Arbor Terrace
Terrace Renovations
By the late 1940's Beatrix Farrand had distanced herself from design responsibilities at Dumbarton Oaks due to her failing health. In 1945 Farrand recommended Robert Patterson, a landscape architect and engineer from Bar Harbor, ME, serve as her surrogate at Dumbarton Oaks. While Farrand remained at her home in Bar Harbor, ME, Patterson would visit Georgetown and report back on the garden's condition. It was Patterson who in 1949, according to the Cultural Landscape Report, recognized the need for repairs on the Wisteria Arbor. Additional renovations for the Herb Garden were also considered; the collected correspondence of Ruth Havey and Mildred Bliss shows that in 1949 the two had planned to discuss a new panel for the wall of the arbor terrace to replace the southern lotus panel, as well as the substitution of a rectangular panel for Dante's inscription on the southern wall of the arbor. Additional letters also show that Havey began work on a larger garden renovation in the winter of 1949 when she mentions the paving of the herb garden and the addition of a central sundial (although a sun dial appears intermittently in Farrand’s letters from 1941-1945.

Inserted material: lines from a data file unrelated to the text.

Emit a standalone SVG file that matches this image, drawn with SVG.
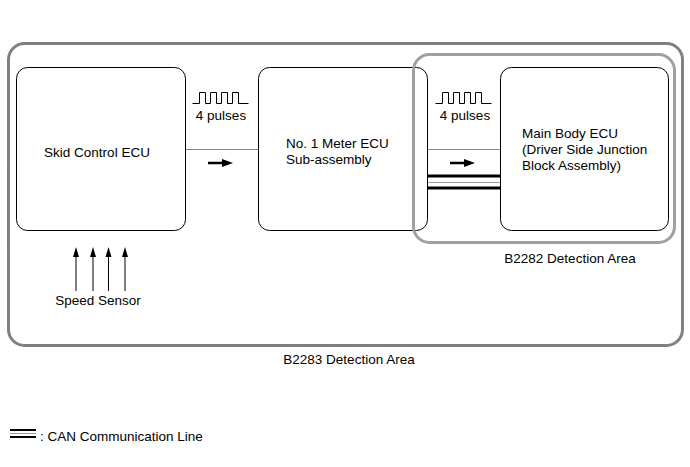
<svg xmlns="http://www.w3.org/2000/svg" width="690" height="467" viewBox="0 0 690 467">
<style>
text{font-family:"Liberation Sans",Arial,sans-serif;font-size:13.5px;fill:#000}
.box{fill:#fff;stroke:#000;stroke-width:1}
.area{fill:none;stroke:#808080;stroke-width:3}
.area2{fill:none;stroke:#a0a0a0;stroke-width:3}
.wire{stroke:#888;stroke-width:1;fill:none}
.pulse{stroke:#000;stroke-width:1;fill:none}
.can{stroke:#000;stroke-width:3}
.canm{stroke:#999;stroke-width:1}
.sens{stroke:#000;stroke-width:1}
.head{fill:#000}
</style>
<rect id="b2283" class="area" x="8.5" y="43.5" width="674" height="302" rx="16"/>
<text x="349" y="364" text-anchor="middle">B2283 Detection Area</text>
<g id="connectors">
<line class="wire" x1="185" y1="149.5" x2="258" y2="149.5"/>
<line class="wire" x1="427" y1="149.5" x2="500" y2="149.5"/>
<line class="can" x1="427" y1="176" x2="500" y2="176"/>
<line class="canm" x1="427" y1="182.5" x2="500" y2="182.5"/>
<line class="can" x1="427" y1="188" x2="500" y2="188"/>
<path d="M208 163 H224" stroke="#000" stroke-width="2.5"/>
<path d="M222 159 L233 163 L222 167 Z" class="head"/>
<path d="M450 163 H466" stroke="#000" stroke-width="2.5"/>
<path d="M464 159 L475 163 L464 167 Z" class="head"/>
<line class="sens" x1="76" y1="291" x2="76" y2="255"/>
<path class="head" d="M76 247 L79 257 L73 257 Z"/>
<line class="sens" x1="93" y1="291" x2="93" y2="255"/>
<path class="head" d="M93 247 L96 257 L90 257 Z"/>
<line class="sens" x1="108.5" y1="291" x2="108.5" y2="255" stroke="#777"/>
<path class="head" d="M108.5 247 L111.5 257 L105.5 257 Z"/>
<line class="sens" x1="125" y1="291" x2="125" y2="255"/>
<path class="head" d="M125 247 L128 257 L122 257 Z"/>
</g>
<g id="pulses1">
<path class="pulse" d="M192.5 103.5 H199.5 V92.5 H205.5 V103.5 H210.5 V92.5 H216.5 V103.5 H221.5 V92.5 H227.5 V103.5 H232.5 V92.5 H238.5 V103.5 H248.5"/>
<text x="221" y="120" text-anchor="middle">4 pulses</text>
</g>
<g id="pulses2">
<path class="pulse" d="M435.5 103.5 H442.5 V92.5 H448.5 V103.5 H453.5 V92.5 H459.5 V103.5 H464.5 V92.5 H470.5 V103.5 H475.5 V92.5 H481.5 V103.5 H491.5"/>
<text x="465" y="120" text-anchor="middle">4 pulses</text>
</g>
<g id="skid">
<rect class="box" x="16.5" y="67.5" width="169" height="163" rx="11"/>
<text x="97" y="157" text-anchor="middle">Skid Control ECU</text>
</g>
<g id="meter">
<rect class="box" x="258.5" y="67.5" width="169" height="163" rx="11"/>
<text x="286" y="148">No. 1 Meter ECU</text>
<text x="286" y="164">Sub-assembly</text>
</g>
<g id="mainbody">
<rect class="box" x="500.5" y="67.5" width="168" height="163" rx="11"/>
<text x="522" y="138">Main Body ECU</text>
<text x="522" y="154">(Driver Side Junction</text>
<text x="522" y="170">Block Assembly)</text>
</g>
<g id="b2282">
<rect class="area2" x="413.5" y="54.5" width="261" height="188" rx="16"/>
<text x="570" y="263" text-anchor="middle">B2282 Detection Area</text>
</g>
<g id="speed">
<text x="98" y="305" text-anchor="middle">Speed Sensor</text>
</g>
<g id="legend">
<line x1="10" y1="430" x2="36" y2="430" stroke="#000" stroke-width="2"/>
<line x1="10" y1="433.5" x2="36" y2="433.5" stroke="#999" stroke-width="1"/>
<line x1="10" y1="437" x2="36" y2="437" stroke="#000" stroke-width="2"/>
<text x="40" y="441">: CAN Communication Line</text>
</g>
</svg>
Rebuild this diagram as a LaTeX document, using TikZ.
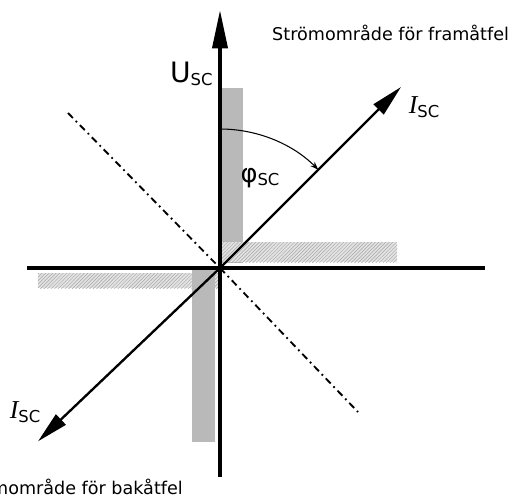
\documentclass[tikz,border=0pt]{standalone}
\usepackage{fontspec}
\setmainfont{DejaVu Sans}
\newfontfamily\isfont{Liberation Serif}
\usetikzlibrary{arrows.meta,patterns}

\newcommand\lowsub[1]{\raisebox{-0.55ex}{\fontsize{14}{15}\selectfont #1}}
\newcommand\ilab{{\fontsize{22}{23}\selectfont\isfont\itshape I}\lowsub{SC}}

\begin{document}
\begin{tikzpicture}[
  axis/.style={line width=3.2pt},
  bigtip/.style={-{Triangle[length=1.15cm, width=0.45cm]}},
  vec/.style={line width=2pt, -{Triangle[length=0.95cm, width=0.42cm]}},
  ddot/.style={line width=1.6pt, dash pattern=on 6pt off 3.5pt on 1.5pt off 3.5pt},
  darkband/.style={fill=gray!55},
  lightband/.style={fill=gray!22},
  hatch/.style={pattern=north east lines, pattern color=gray!70},
  lbl/.style={inner sep=0pt}
]
\useasboundingbox (-6.6,-6.9) rectangle (8.76,8.04);

% shaded current regions
\fill[darkband] (0.05,0.15) rectangle (0.69,5.4);
\fill[lightband] (0.05,0.18) rectangle (5.31,0.78);
\fill[hatch] (0.05,0.18) rectangle (5.31,0.78);
\fill[lightband] (-5.46,-0.15) rectangle (0,-0.6);
\fill[hatch] (-5.46,-0.15) rectangle (0,-0.6);
\fill[darkband] (-0.84,-0.05) rectangle (-0.15,-5.22);

\coordinate (O) at (0,0);
\coordinate (utop) at (0,7.74);
\coordinate (ubot) at (0,-6.27);
\coordinate (hleft) at (-5.79,0);
\coordinate (hright) at (7.95,0);
\coordinate (ifw) at (5.43,5.43);
\coordinate (ibw) at (-5.46,-5.2);
\coordinate (dul) at (-4.56,4.65);
\coordinate (dlr) at (4.14,-4.32);
\coordinate (arcs) at (0,4.17);

% dash-dot boundary
\draw[ddot] (dul) -- (O);
\draw[ddot] (O) -- (dlr);

% axes
\draw[axis] (hleft) -- (hright);
\draw[axis, bigtip] (ubot) -- (utop);

% current vectors
\draw[vec] (O) -- (ifw);
\draw[vec] (O) -- (ibw);

% angle
\draw[line width=0.9pt, -{Stealth[length=7pt, width=5pt]}] (arcs) arc[start angle=90, end angle=45, radius=4.17];

\node[lbl] (usc) at (-0.86,5.82) {{\fontsize{24}{25}\selectfont U}\lowsub{SC}};
\node[lbl] (iup) at (6.12,4.83) {\ilab};
\node[lbl] (idn) at (-5.85,-4.32) {\ilab};
\node[lbl] (phi) at (1.2,2.7) {{\fontsize{22}{23}\selectfont φ}\lowsub{SC}};
\node[lbl, anchor=west] (fram) at (1.56,7.05) {\fontsize{15}{17}\selectfont Strömområde för framåtfel};
\node[lbl, anchor=east] (bak) at (-1.11,-6.57) {\fontsize{15}{17}\selectfont Strömområde för bakåtfel};
\end{tikzpicture}
\end{document}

On July 17, 1949 Ruth Havey writes to Mildred Bliss:
"Having brought this to a state where a conference is the next step I will now turn to some of the other things on the agenda on which some work has been done. I wish Ralph would send me the dimensions of the arbor garden and the parking space. The more I visualize a largish sundial of some sort on the ground in the arbor garden and the rest of the space gravel or paving---and the more I like the picture. Did I remember to tell you I am enjoying working with you?"
In December, 1954, Havey oversaw the reconstruction of the arbor; a complete renovation of the Herb Garden took place a year later in 1955. To resist rotting, the arbor was built with Florida Cypress instead of Oak. Havey, now the proprietor of her own firm in New York City, completed numerous Dumbarton Oaks renovations and additions for Mildred Bliss, including the iron and gold-leafed gates along R Street and the Pebble Garden.
Havey’s 1954 Pot Garden design revolved around a low pool, which would be outlined in Rococo-styled scrolls constructed from Doria stone. As the plan above indicates, Havey initially designed a number of intersecting straps and a lead figure inside the pool. The water feature and other flourishes, however, were streamlined in favor of a more simplified design, and the stone coping built from Tennesee Crab-Orchard stone.